Repairing Ravaged Retirement Accounts

07/28/2009 10:03 am EST


Knight Kiplinger

Editor-in-Chief, The Kiplinger Letter, Kiplinger's Personal Finance, and

Knight Kiplinger, editor-in-chief of The Kiplinger Letter, says many companies are trying to help employees save more for retirement, and Congress may help—a little.

Ravaged retirement savings are a big worry, both for workers and for employers that want to help. It’ll take years to rebuild worker accounts pummeled by last year’s market losses.

Moreover, Americans were woefully undersaving for their old age before the financial meltdown began. Half of private sector workers between the ages of 25 and 64 have no retirement plan with their employer.

Uncle Sam won’t be of much assistance, with Social Security likely facing cuts in benefits. And with the budget deficit in the stratosphere, new tax incentives to increase savings aren’t likely.

Lawmakers will do some tinkering next year, making firms offer automatic payroll savings so workers will find it easier to pump up contributions to their IRAs. Under one idea, firms with ten employees or more and no retirement plan would have to comply.

Small firms that create new 401(k) or other programs could get an extra $25 a worker to defray setup costs. And disincentives for Simple IRAs [could be reduced]: raising contribution limits, cutting early withdrawal penalties and ending a ban on rollovers into other plans.

Congress will also offer aid to firms still shouldering pension programs. Defined benefit plans now cover only 17% of private sector workers, a percentage that will keep falling. Look for lawmakers to extend relief to more underfunded plans, making a greater number eligible for the easier funding schedule approved in 2008. Congress may go further, giving firms ten years to reach full funding instead of seven.

The fact is, most employers want to do better by their workers, helping more. But with the weak economy, they can’t afford to. Their options are limited.

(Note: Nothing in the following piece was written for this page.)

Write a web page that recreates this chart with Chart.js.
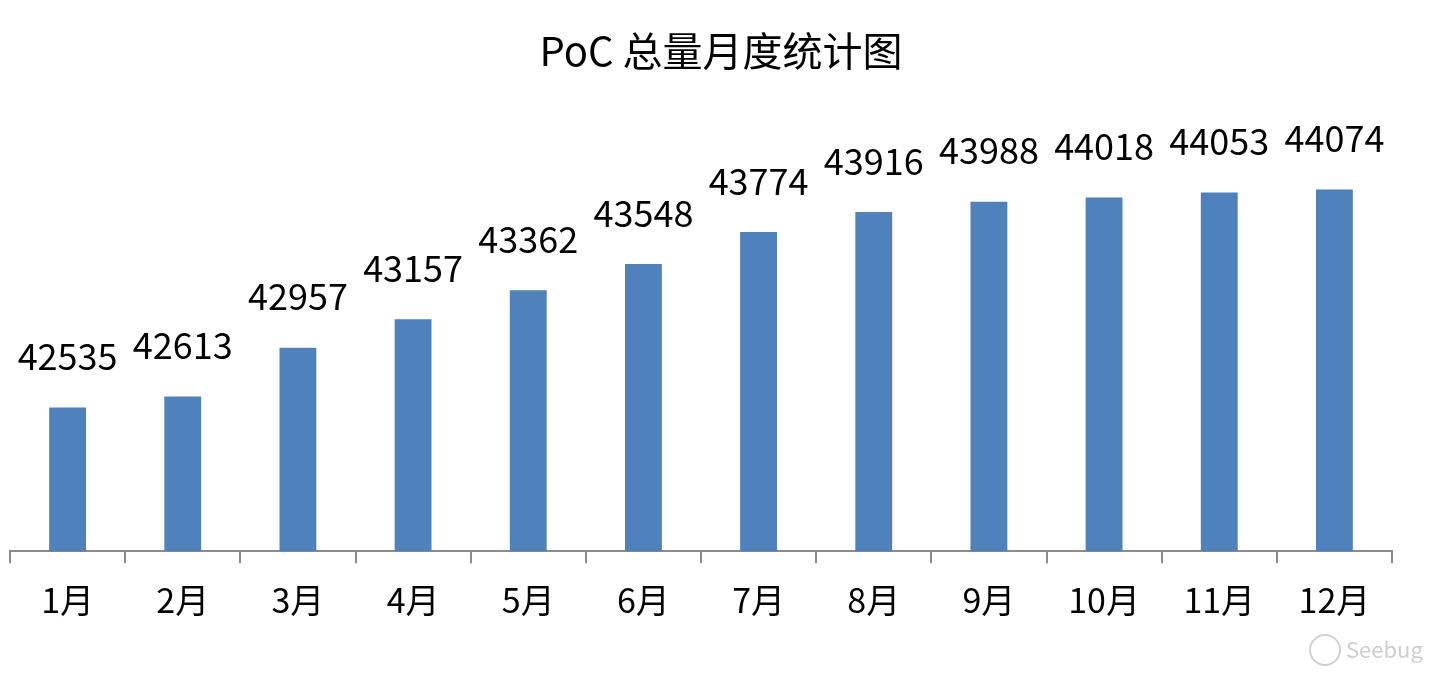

About 40% of firms have halted or cut matching contributions or will by year-end. Don’t expect firms that cut 401(k) matches to restore them before 2011 or so. By then, competition for the best workers will force many to increase benefits offered.

When matches do resume, many employers will tie them to profitability, rather than commit to a fixed percentage of pay. They’ll want the increased flexibility.

Firms will make sure workers get more advice with investment decisions, leaning on plan providers to produce it in order to limit both expense and liability. And they’ll nudge workers to ratchet up their 401(k) contributions each year with features that put savings on autopilot, increasing the share of pay each year unless the worker opts out.

Of course, some employers will remain reluctant to adopt automatic enrollments, already allowed by law. One option for them: Delay enrollment till the second year on the job, avoiding costs for short-termers.